County jails look to state for direction

Published 3:31 pm Friday, September 8, 2023

Kentucky’s county jails are looking for relief.

Last week, six county judge-executives testified about the economic and population pressures on their inmate population to the Jail and Corrections Reform Task Force in Frankfort.

The task force, which was established during the 2023 legislative session, meets monthly to discuss various aspects of jails and corrections in Kentucky, including management, cost, adequacy and sustainability of existing facilities and incarceration data.

Madison County Judge-Executive Reagan Taylor kicked off its August meeting.

Taylor said that when he was elected in 2015, he knew that there was a problem with the county jail, but he didn’t know exactly what it was.

He launched a citizen task force to identify problems and potential solutions, including building a new jail, adding on to the existing jail or closing the county jail entirely.

“Quickly, that task force identified that we didn’t have a jail problem, that we had a drug problem,” Taylor said. “Eighty-five percent of people incarcerated were in drug-related crimes. We had an 85% recidivism rate at that time, and we probably had 350 to 400 inmates.”

Armed with this knowledge, Taylor’s task force put together a plan for a healing center focused on rehabilitation. However, the community pushed back, saying they didn’t want their tax dollars spent that way.

So in 2018, Taylor oversaw a plan to build a new jail to handle the number of inmates that needed to be housed. The jail would have included 800 beds and cost $50 million, requiring a tax increase to pay for it.

Again, the Madison County community nixed the idea.

“The fiscal court decided to rescind our ordinance of the tax increase,” Taylor said. “And since then, we’ve been housing individuals outside of the county, been spending millions of dollars a year because we can’t house them all.”

Madison County’s jail has 184 beds, but the county is responsible for 450 inmates. So, it has to transport many to other counties through contracted inmate housing, which Taylor said cost the county $1.051 million last year.

The county’s total budget is about $3.6 million.

Taylor told the legislative task force members that local leaders like him need some direction before moving forward.

“I can’t go and spend $50 million on a new Detention Center in Madison County if I don’t know what the state playbook is,” he said.

The other five judge-executives shared similar stories.

In Scott County, Judge-Executive Joe Pat Covington is also facing a drug epidemic.

However, with the limited square footage of the county’s current jail, there isn’t room to provide adequate programming opportunities to try to rehabilitate those who are struggling with addiction — about 70% of the jail’s population.

Building a new jail would be costly — about $54 million over 20 years — and would use funds that “could be used elsewhere to benefit our community,” Covington said.

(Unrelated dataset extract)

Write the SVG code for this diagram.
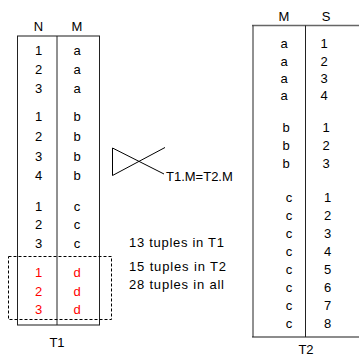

“We need direction because with our growth in our community, the reality is sooner or later, we’re going to have to do something,” he added.

Covington said the legislature’s increase in inmate per diem from $31 to $34 has not made a significant difference in the difficulty in running his county’s jail.

Facing similar problems, Union County actually closed its jail a few years ago, said Judge-Executive Adam O’Nan.

In 2018, the maintenance costs for the then jail were “incredibly high,” including HVAC and roofing issues that would have cost from $1 to $2 million to fix.

The county couldn’t afford that or the construction of a new jail, which would have required $12-16 million, with a county bonding capacity of $16 million.

“I felt that was foolish to tie that entire amount into the building of a jail which might have our hands tied behind our backs should an economic development prospect come along,” O’Nan said.

So, the county contracted with Webster County to move all its inmates there, and in its first year of closure, cut its jail budget in half.

Recividism was a common concern during the task force meeting.

Menifee County Judge-Executive Rick Stiltner said that his county’s recividism rate is over 80%. He said that although he believes that some people belong in jail, some just need a little help to break the cycle.

“In my opinion, we don’t have enough programs when we’re seeing that we have the same drug issues Union County has, as Madison County, as Scott County, we all have the same issues,” Stiltner said.

“… There has to be a solution. And it needs to start at the state level because counties really don’t know what they’re going to do.”